Written instruction
The lines to extract run from the first line of the material below to the line containing "const rbLabelE = [6152, 6475, 6883, 7037, 7582, 8369];", both included; leave the pictures behind.
* BEGIN *
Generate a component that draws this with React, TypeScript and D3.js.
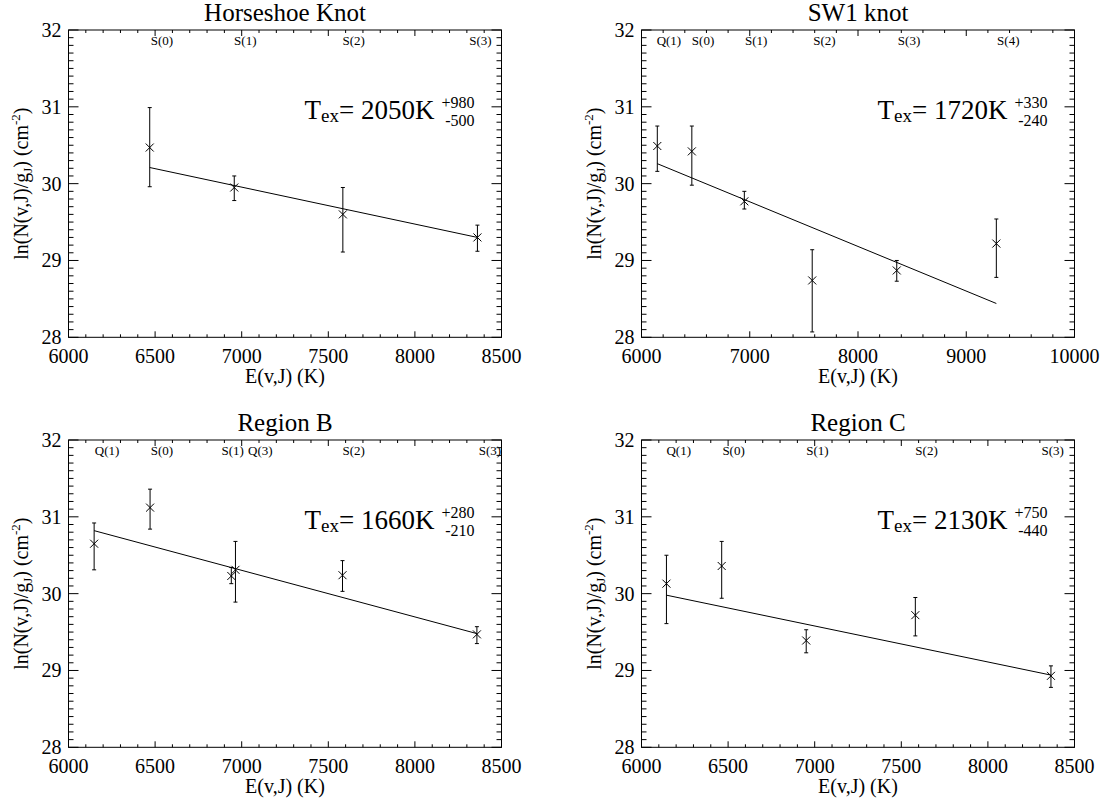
import React from "react";
import * as d3 from "d3";

// ---------- data ----------
const titles = ["Horseshoe Knot", "SW1 knot", "Region B", "Region C"];
const xDomains: [number, number][] = [[6000, 8500], [6000, 10000], [6000, 8500], [6000, 8500]];
const xMinorSteps = [100, 200, 100, 100];
const yDomain: [number, number] = [28, 32];

// Horseshoe Knot
const hsE = [6469, 6957, 7584, 8361];
const hsY = [30.47, 29.95, 29.6, 29.3];
const hsHi = [30.99, 30.1, 29.95, 29.46];
const hsLo = [29.96, 29.78, 29.11, 29.12];
const hsFitE = [6469, 8361];
const hsFitY = [30.21, 29.3];
const hsLabels = ["S(0)", "S(1)", "S(2)", "S(3)"];
const hsLabelE = [6475, 6956, 7582, 8314];

// SW1 knot
const swE = [6146, 6465, 6950, 7577, 8358, 9278];
const swY = [30.49, 30.42, 29.77, 28.74, 28.87, 29.22];
const swHi = [30.75, 30.75, 29.9, 29.14, 29.0, 29.54];
const swLo = [30.16, 29.98, 29.67, 28.07, 28.73, 28.78];
const swFitE = [6146, 9278];
const swFitY = [30.26, 28.44];
const swLabels = ["Q(1)", "S(0)", "S(1)", "S(2)", "S(3)", "S(4)"];
const swLabelE = [6140, 6465, 6956, 7587, 8368, 9285];

// Region B
const rbE = [6148, 6471, 6940, 6964, 7582, 8358];
const rbY = [30.65, 31.12, 30.23, 30.31, 30.24, 29.47];
const rbHi = [30.92, 31.36, 30.34, 30.68, 30.43, 29.57];
const rbLo = [30.31, 30.84, 30.13, 29.89, 30.03, 29.35];
const rbFitE = [6148, 8358];
const rbFitY = [30.82, 29.48];
const rbLabels = ["Q(1)", "S(0)", "S(1)", "Q(3)", "S(2)", "S(3)"];
const rbLabelE = [6152, 6475, 6883, 7037, 7582, 8369];

// Region C
const rcE = [6144, 6463, 6951, 7581, 8364];
const rcY = [30.13, 30.36, 29.39, 29.72, 28.93];
const rcHi = [30.5, 30.68, 29.53, 29.95, 29.06];
const rcLo = [29.61, 29.94, 29.23, 29.45, 28.78];
const rcFitE = [6144, 8364];
const rcFitY = [29.98, 28.94];
const rcLabels = ["Q(1)", "S(0)", "S(1)", "S(2)", "S(3)"];
const rcLabelE = [6144, 6467, 6951, 7581, 8309];

const tex = ["2050", "1720", "1660", "2130"];
const texPlus = ["+980", "+330", "+280", "+750"];
const texMinus = ["-500", "-240", "-210", "-440"];

const panelsData = [
  { E: hsE, Y: hsY, Hi: hsHi, Lo: hsLo, fitE: hsFitE, fitY: hsFitY, labels: hsLabels, labelE: hsLabelE },
  { E: swE, Y: swY, Hi: swHi, Lo: swLo, fitE: swFitE, fitY: swFitY, labels: swLabels, labelE: swLabelE },
  { E: rbE, Y: rbY, Hi: rbHi, Lo: rbLo, fitE: rbFitE, fitY: rbFitY, labels: rbLabels, labelE: rbLabelE },
  { E: rcE, Y: rcY, Hi: rcHi, Lo: rcLo, fitE: rcFitE, fitY: rcFitY, labels: rcLabels, labelE: rcLabelE },
];

// ---------- layout ----------
const W = 1103;
const H = 803;
const colX = [68.5, 641.5];
const rowY = [30, 440];
const PW = 433;
const PH = 307.3;
const FONT = "'Liberation Serif', 'Times New Roman', Times, serif";

function Panel({ idx }: { idx: number }) {
  const d = panelsData[idx];
  const left = colX[idx % 2];
  const top = rowY[Math.floor(idx / 2)];
  const x = d3.scaleLinear().domain(xDomains[idx]).range([left, left + PW]);
  const y = d3.scaleLinear().domain(yDomain).range([top + PH, top]);
  const bottom = top + PH;
  const right = left + PW;

  const xMajor = x.ticks(5);
  const xMinor = d3.range(xDomains[idx][0], xDomains[idx][1] + 1e-6, xMinorSteps[idx]).filter(
    (v) => !xMajor.some((m) => Math.abs(m - v) < 1e-6)
  );
  const yMajor = d3.range(28, 32.001, 1);
  const yMinor = d3.range(28, 32.001, 0.1).filter((v) => Math.abs(v - Math.round(v)) > 1e-6);

  const line = d3
    .line<number>()
    .x((_, i) => x(d.fitE[i]))
    .y((v) => y(v));

  const s = { stroke: "#000", strokeWidth: 1, fill: "none" } as const;
  const cx = left + PW / 2;

  return (
    <g>
      <text x={cx} y={top - 9} textAnchor="middle" fontSize={25} fontFamily={FONT}>
        {titles[idx]}
      </text>
      {/* frame */}
      <rect x={left} y={top} width={PW} height={PH} {...s} />
      {/* x ticks */}
      {xMajor.map((t) => (
        <g key={"xm" + t}>
          <line x1={x(t)} x2={x(t)} y1={bottom} y2={bottom - 6} {...s} />
          <line x1={x(t)} x2={x(t)} y1={top} y2={top + 6} {...s} />
          <text x={x(t)} y={bottom + 26} textAnchor="middle" fontSize={20} fontFamily={FONT}>
            {t}
          </text>
        </g>
      ))}
      {xMinor.map((t) => (
        <g key={"xn" + t}>
          <line x1={x(t)} x2={x(t)} y1={bottom} y2={bottom - 3} {...s} />
          <line x1={x(t)} x2={x(t)} y1={top} y2={top + 3} {...s} />
        </g>
      ))}
      {/* y ticks */}
      {yMajor.map((t) => (
        <g key={"ym" + t}>
          <line x1={left} x2={left + 10} y1={y(t)} y2={y(t)} {...s} />
          <line x1={right} x2={right - 10} y1={y(t)} y2={y(t)} {...s} />
          <text x={left - 7} y={y(t) + 7} textAnchor="end" fontSize={20} fontFamily={FONT}>
            {t}
          </text>
        </g>
      ))}
      {yMinor.map((t, i) => (
        <g key={"yn" + i}>
          <line x1={left} x2={left + 5} y1={y(t)} y2={y(t)} {...s} />
          <line x1={right} x2={right - 5} y1={y(t)} y2={y(t)} {...s} />
        </g>
      ))}
      {/* axis titles */}
      <text x={cx} y={bottom + 46} textAnchor="middle" fontSize={20} fontFamily={FONT}>
        E(v,J) (K)
      </text>
      <text
        transform={`translate(${left - 41},${top + PH / 2}) rotate(-90)`}
        textAnchor="middle"
        fontSize={20}
        fontFamily={FONT}
      >
        ln(N(v,J)/g
        <tspan fontSize={13} dy={4}>J</tspan>
        <tspan dy={-4}>) (cm</tspan>
        <tspan fontSize={13} dy={-8}>-2</tspan>
        <tspan dy={8}>)</tspan>
      </text>
      {/* line labels */}
      {d.labels.map((lb, i) => (
        <text key={"lb" + i} x={x(d.labelE[i])} y={top + 15} fontSize={13} fontFamily={FONT}>
          {lb}
        </text>
      ))}
      {/* fit line */}
      <path d={line(d.fitY) || ""} {...s} />
      {/* error bars and points */}
      {d.E.map((e, i) => {
        const px = x(e);
        const py = y(d.Y[i]);
        const hi = y(d.Hi[i]);
        const lo = y(d.Lo[i]);
        return (
          <g key={"p" + i}>
            <line x1={px} x2={px} y1={hi} y2={lo} {...s} />
            <line x1={px - 2} x2={px + 2} y1={hi} y2={hi} {...s} />
            <line x1={px - 2} x2={px + 2} y1={lo} y2={lo} {...s} />
            <line x1={px - 4} x2={px + 4} y1={py - 4} y2={py + 4} {...s} />
            <line x1={px - 4} x2={px + 4} y1={py + 4} y2={py - 4} {...s} />
          </g>
        );
      })}
      {/* T_ex annotation */}
      <text x={left + 236} y={top + 89} fontSize={27} fontFamily={FONT}>
        T<tspan fontSize={19} dy={3}>ex</tspan>
        <tspan dy={-3}>= {tex[idx]}K</tspan>
      </text>
      <text x={left + 406} y={top + 78} textAnchor="end" fontSize={16} fontFamily={FONT}>
        {texPlus[idx]}
      </text>
      <text x={left + 406} y={top + 96} textAnchor="end" fontSize={16} fontFamily={FONT}>
        {texMinus[idx]}
      </text>
    </g>
  );
}

export default function App() {
  return (
    <div style={{ position: "absolute", left: 0, top: 0, background: "#fff" }}>
      <svg width={W} height={H} viewBox={`0 0 ${W} ${H}`} style={{ display: "block", background: "#fff" }}>
        {[0, 1, 2, 3].map((i) => (
          <Panel key={i} idx={i} />
        ))}
      </svg>
    </div>
  );
}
* END *
Completed exercise
Generate a component that draws this with React, TypeScript and D3.js.
import React from "react";
import * as d3 from "d3";

// ---------- data ----------
const titles = ["Horseshoe Knot", "SW1 knot", "Region B", "Region C"];
const xDomains: [number, number][] = [[6000, 8500], [6000, 10000], [6000, 8500], [6000, 8500]];
const xMinorSteps = [100, 200, 100, 100];
const yDomain: [number, number] = [28, 32];

// Horseshoe Knot
const hsE = [6469, 6957, 7584, 8361];
const hsY = [30.47, 29.95, 29.6, 29.3];
const hsHi = [30.99, 30.1, 29.95, 29.46];
const hsLo = [29.96, 29.78, 29.11, 29.12];
const hsFitE = [6469, 8361];
const hsFitY = [30.21, 29.3];
const hsLabels = ["S(0)", "S(1)", "S(2)", "S(3)"];
const hsLabelE = [6475, 6956, 7582, 8314];

// SW1 knot
const swE = [6146, 6465, 6950, 7577, 8358, 9278];
const swY = [30.49, 30.42, 29.77, 28.74, 28.87, 29.22];
const swHi = [30.75, 30.75, 29.9, 29.14, 29.0, 29.54];
const swLo = [30.16, 29.98, 29.67, 28.07, 28.73, 28.78];
const swFitE = [6146, 9278];
const swFitY = [30.26, 28.44];
const swLabels = ["Q(1)", "S(0)", "S(1)", "S(2)", "S(3)", "S(4)"];
const swLabelE = [6140, 6465, 6956, 7587, 8368, 9285];

// Region B
const rbE = [6148, 6471, 6940, 6964, 7582, 8358];
const rbY = [30.65, 31.12, 30.23, 30.31, 30.24, 29.47];
const rbHi = [30.92, 31.36, 30.34, 30.68, 30.43, 29.57];
const rbLo = [30.31, 30.84, 30.13, 29.89, 30.03, 29.35];
const rbFitE = [6148, 8358];
const rbFitY = [30.82, 29.48];
const rbLabels = ["Q(1)", "S(0)", "S(1)", "Q(3)", "S(2)", "S(3)"];
const rbLabelE = [6152, 6475, 6883, 7037, 7582, 8369];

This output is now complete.